An Unlikely Pioneer

The events of Sept. 11, 1973, turned Michelle Bachelet's world upside down. On that morning the 21-year-old medical student watched Chilean Air Force fighter jets fire rockets into the presidential palace known as La Moneda, a chilling salvo in the bloody coup that took the life of President Salvador Allende and installed a military junta led by Army commander Augusto Pinochet. Her father, Alberto, an Air Force general who worked in the Allende administration, was immediately arrested and tortured and later died of a heart attack at the age of 50. In 1975, Michelle and her mother were themselves rounded up and beaten during a monthlong detention. The two women later went into exile, and when Michelle returned to Chile in 1979 she vowed to help restore the democracy that Pinochet had destroyed. "I saw friends disappear, who were jailed or tortured," says Bachelet. "But I decided to turn my pain into a constructive force--guaranteeing that future generations never --have to go through what we went through."

The same woman who witnessed La Moneda go up in flames is now poised to become its next occupant. The 54-year-old pediatrician turned politician will enter a presidential-runoff election next month as the prohibitive favorite. Barring a last-minute collapse in Bachelet's poll numbers, the Socialist Party leader will make history as the first woman ever to be elected president of a major Latin American country. That will be no small feat in a conservative and heavily Roman Catholic society where divorce was legalized only in 2004; as Bachelet joked in an interview earlier this year, the single mother of three doesn't fit the typical profile of a Chilean pol: "I am a woman, socialist, separated and agnostic." But much of Bachelet's appeal among voters may, in fact, stem from the candidate's unconventional background. "Chileans want to change the structure of the exclusionary politics in this country," says Marta Lagos, director of the Santiago-based polling firm Latinobarometro. "Bachelet happens to represent the furthest possible point away from old-style politics."

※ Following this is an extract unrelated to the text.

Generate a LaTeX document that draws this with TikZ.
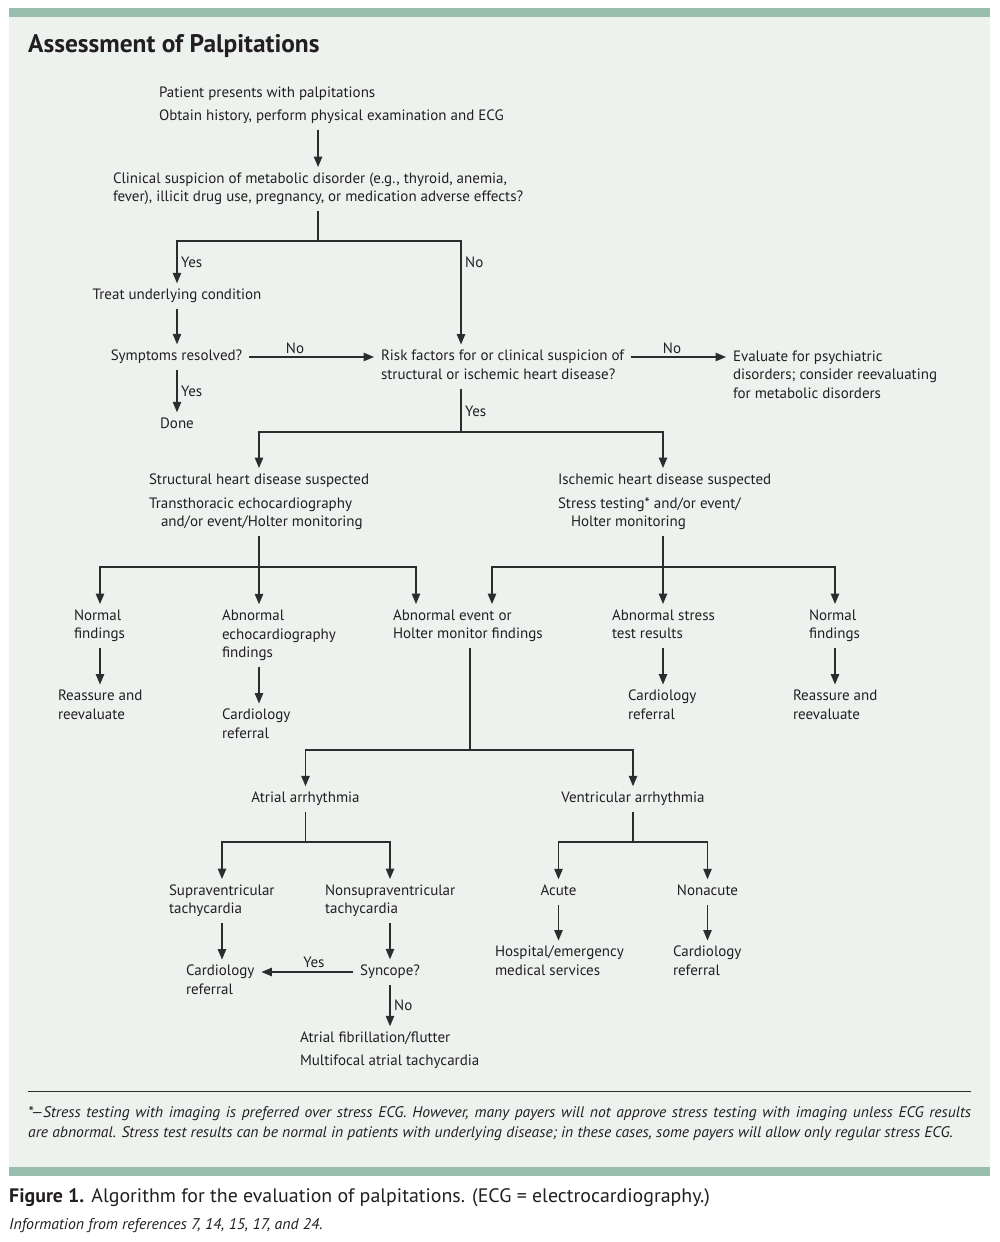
\documentclass[tikz,border=0pt]{standalone}
\usepackage{fontspec}
\setmainfont{PT Sans}
\newfontfamily\bodyf{PT Sans}
\newfontfamily\titlef{PT Sans}
\newfontfamily\notef{PT Sans}[FakeStretch=1.02]
\newfontfamily\capf{PT Sans}[FakeStretch=1.02]
\usetikzlibrary{arrows.meta}
\definecolor{bg}{RGB}{237,242,239}
\definecolor{bar}{RGB}{153,190,175}
\definecolor{ink}{RGB}{35,31,32}
\definecolor{linec}{RGB}{45,45,45}
\begin{document}
\begin{tikzpicture}[x=1pt,y=-1pt,
  txt/.style={font=\bodyf\fontsize{15}{18.5}\selectfont, text=ink, align=left, inner sep=0pt, outer xsep=7pt, outer ysep=3.5pt},
  lbl/.style={font=\bodyf\fontsize{15}{18.5}\selectfont, text=ink, inner sep=0pt},
  ln/.style={draw=linec, line width=1.2pt, line join=miter},
  arr/.style={ln, -{Triangle[length=10.5pt,width=8.5pt]}}]
\useasboundingbox (0,0) rectangle (1000,1242);
\fill[white] (0,0) rectangle (1000,1242);
\fill[bar] (9,8) rectangle (990,17);
\fill[bg] (9,17) rectangle (990,1167);
\fill[bar] (9,1167) rectangle (990,1176);

% column and level coordinates
\coordinate (xR) at (461,0);
\coordinate (xS) at (259,0);
\coordinate (xI) at (663,0);
\coordinate (xN1) at (100,0);
\coordinate (xE1) at (416,0);
\coordinate (xE2) at (492,0);
\coordinate (xN2) at (835,0);
\coordinate (xEv) at (470,0);
\coordinate (xSV) at (222,0);
\coordinate (xNS) at (390,0);
\coordinate (yA) at (0,241);
\coordinate (yB) at (0,432);
\coordinate (yC) at (0,567);
\coordinate (yD) at (0,750);
\coordinate (yE) at (0,842);

\node[anchor=base west, inner sep=0pt, text=ink, font=\titlef\bfseries\fontsize{25.4}{29}\selectfont] (title) at (28,52) {Assessment of Palpitations};

\node[txt, anchor=west] (n1) at (152,105.5) {\strut Patient presents with palpitations\\[4.5pt]Obtain history, perform physical examination and ECG\strut};
\node[txt, anchor=west] (n2) at (106,189) {\strut Clinical suspicion of metabolic disorder (e.g., thyroid, anemia,\\fever), illicit drug use, pregnancy, or medication adverse effects?\strut};
\node[txt] (n3) at (177,296) {\strut Treat underlying condition\strut};
\node[txt] (n4) at (176.5,357) {\strut Symptoms resolved?\strut};
\node[txt] (n5) at (177,425) {\strut Done\strut};
\node[txt, anchor=west] (n6) at (374,366.5) {\strut Risk factors for or clinical suspicion of\\structural or ischemic heart disease?\strut};
\node[txt, anchor=west] (n7) at (726,376) {\strut Evaluate for psychiatric\\disorders; consider reevaluating\\for metabolic disorders\strut};
\node[txt, anchor=west] (n8) at (142,502) {\strut Structural heart disease suspected\\[5.5pt]Transthoracic echocardiography\\\hspace*{12pt}and/or event/Holter monitoring\strut};
\node[txt, anchor=west] (n9) at (551,502) {\strut Ischemic heart disease suspected\\[5.5pt]Stress testing* and/or event/\\\hspace*{13pt}Holter monitoring\strut};
\node[txt, anchor=west] (n10a) at (67,626) {\strut Normal\\findings\strut};
\node[txt, anchor=west] (n10b) at (215,635.5) {\strut Abnormal\\echocardiography\\findings\strut};
\node[txt, anchor=west] (n10c) at (386,626) {\strut Abnormal event or\\Holter monitor findings\strut};
\node[txt, anchor=west] (n11b) at (605,626) {\strut Abnormal stress\\test results\strut};
\node[txt, anchor=west] (n11c) at (802,626) {\strut Normal\\findings\strut};
\node[txt, anchor=west] (n12a) at (51,706.5) {\strut Reassure and\\reevaluate\strut};
\node[txt, anchor=west] (n12b) at (215,725.5) {\strut Cardiology\\referral\strut};
\node[txt, anchor=west] (n13b) at (621,706.5) {\strut Cardiology\\referral\strut};
\node[txt, anchor=west] (n13c) at (786,706.5) {\strut Reassure and\\reevaluate\strut};
\node[txt] (n14) at (305.5,799) {\strut Atrial arrhythmia\strut};
\node[txt] (n15) at (633,799) {\strut Ventricular arrhythmia\strut};
\node[txt, anchor=west] (n16) at (162,901) {\strut Supraventricular\\tachycardia\strut};
\node[txt, anchor=west] (n17) at (318,901) {\strut Nonsupraventricular\\tachycardia\strut};
\node[txt] (n18) at (558.5,892) {\strut Acute\strut};
\node[txt] (n19) at (707.5,892) {\strut Nonacute\strut};
\node[txt, anchor=west] (n20) at (179,981.5) {\strut Cardiology\\referral\strut};
\node[txt] (n21) at (390,972) {\strut Syncope?\strut};
\node[txt, anchor=west] (n22) at (488,962.5) {\strut Hospital/emergency\\medical services\strut};
\node[txt, anchor=west] (n23) at (666,962.5) {\strut Cardiology\\referral\strut};
\node[txt, anchor=west] (n24) at (293,1050.5) {\strut Atrial fibrillation/flutter\\[4.5pt]Multifocal atrial tachycardia\strut};

% labels
\node[lbl, anchor=west] (l1) at (181,262) {Yes};
\node[lbl, anchor=west] (l2) at (465,262) {No};
\node[lbl] (l3) at (295,348) {No};
\node[lbl] (l4) at (672,348) {No};
\node[lbl, anchor=west] (l5) at (181,391) {Yes};
\node[lbl, anchor=west] (l6) at (465,411) {Yes};
\node[lbl] (l7) at (314,962) {Yes};
\node[lbl, anchor=west] (l8) at (394,1005) {No};

% connectors
\draw[arr] (n1.south -| n2.north) -- (n2.north);
\draw[ln] (n2.south) -- (n2.south |- yA);
\draw[arr] (n2.south |- yA) -| (n3.north);
\draw[arr] (n2.south |- yA) -| (n6.north -| xR);
\draw[arr] (n3.south) -- (n3.south |- n4.north);
\draw[arr] (n4.south -| n3.south) -- (n5.north -| n3.south);
\draw[arr] (n4.east) -- (n4.east -| n6.west);
\draw[arr] (n6.east |- n4.east) -- (n7.west |- n4.east);
\draw[arr] (n6.south -| xR) -- (xR |- yB) -| (n8.north -| xS);
\draw[arr] (xR |- yB) -| (n9.north -| xI);
\draw[arr] (n8.south -| xS) -- (n10b.north -| xS);
\draw[arr] (xS |- yC) -| (n10a.north -| xN1);
\draw[arr] (xS |- yC) -| (n10c.north -| xE1);
\draw[arr] (n9.south -| xI) -- (n11b.north -| xI);
\draw[arr] (xI |- yC) -| (n10c.north -| xE2);
\draw[arr] (xI |- yC) -| (n11c.north -| xN2);
\draw[arr] (n10a.south -| xN1) -- (n12a.north -| xN1);
\draw[arr] (n10b.south -| xS) -- (n12b.north -| xS);
\draw[arr] (n11b.south -| xI) -- (n13b.north -| xI);
\draw[arr] (n11c.south -| xN2) -- (n13c.north -| xN2);
\draw[arr] (n10c.south -| xEv) -- (xEv |- yD) -| (n14.north);
\draw[arr] (xEv |- yD) -| (n15.north);
\draw[arr] (n14.south) -- (n14.south |- yE) -| (n16.north -| xSV);
\draw[arr] (n14.south |- yE) -| (n17.north -| xNS);
\draw[arr] (n15.south) -- (n15.south |- yE) -| (n18.north);
\draw[arr] (n15.south |- yE) -| (n19.north);
\draw[arr] (n16.south -| xSV) -- (n20.north -| xSV);
\draw[arr] (n17.south -| xNS) -- (n21.north -| xNS);
\draw[arr] (n18.south) -- (n22.north -| n18.south);
\draw[arr] (n19.south) -- (n23.north -| n19.south);
\draw[arr] (n21.west) -- (n21.west -| n20.east);
\draw[arr] (n21.south -| xNS) -- (n24.north -| xNS);

% footnote
\draw[draw=linec, line width=1pt] (28,1091) -- (971,1091);
\node[anchor=west, inner sep=0pt, text=ink, align=left, font=\notef\itshape\fontsize{15.3}{20}\selectfont] (fn) at (28,1123) {\strut\makebox[943pt][s]{*—Stress testing with imaging is preferred over stress ECG. However, many payers will not approve stress testing with imaging unless ECG results}\\are abnormal. Stress test results can be normal in patients with underlying disease; in these cases, some payers will allow only regular stress ECG.\strut};

% caption
\node[anchor=base west, inner sep=0pt, text=ink, font=\capf\fontsize{19.5}{23}\selectfont] (cap) at (9,1202) {\textbf{Figure 1.} Algorithm for the evaluation of palpitations. (ECG = electrocardiography.)};
\node[anchor=base west, inner sep=0pt, text=ink, font=\capf\itshape\fontsize{15.5}{18}\selectfont] (info) at (9,1229) {Information from references 7, 14, 15, 17, and 24.};
\end{tikzpicture}
\end{document}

The return of democracy to Chile in 1990 opened the way for Bachelet's plunge into mainstream politics. Her medical background qualified her for a position at the Health Ministry, and in 1997 she decided to branch out and study civil-military relations at a Santiago think tank specializing in national-security issues. Bachelet later pursued her studies at the Inter-American Defense College in Washington, D.C., and in 1998 she joined the Chilean Defense Ministry as a senior adviser. She entered the cabinet of President Ricardo Lagos two years later as Health minister, and then became Chile's first-ever female Defense minister in 2002. Her family history raised concerns that Bachelet might have a strained relationship with the top brass who had unconditionally backed the Pinochet dictatorship. But she avoided any direct confrontations with the country's generals and admirals and soon emerged as one of the favorites to capture the presidential nomination of the coalition of center-left parties that has governed Chile since 1990.

Ordinary Chileans have warmed to the hardworking, bespectacled Bachelet. Most connect easily with her plain manner and down-to-earth personality, and her reform agenda has won much support, making up for her mostly uneventful term as a cabinet minister. While benefiting from the boom in what is generally regarded as Latin America's showcase economy, she's also pledged to lower the nation's unemployment rate, which peaked at 10 percent this year, and reduce income disparities--among the 10 worst in the world. Bachelet has also proposed a social-welfare program that would ensure full access to education, health care and proper nutrition for all underprivileged children under the age of 10. "The previous governments of the [governing coalition] have succeeded in building economic growth," she told NEWSWEEK last month. "Chileans now want a more hospitable country with greater social convictions and the tools to defend all the people who are vulnerable."

Bachelet also intends to boost the political profile of her gender. Half of all portfolios in her cabinet will be reserved for women, and as president she will push for legislation requiring political parties to fill an established quota of female candidates for elected office. The first woman to become president of Chile is unlikely to be the last, if she has any say in the matter.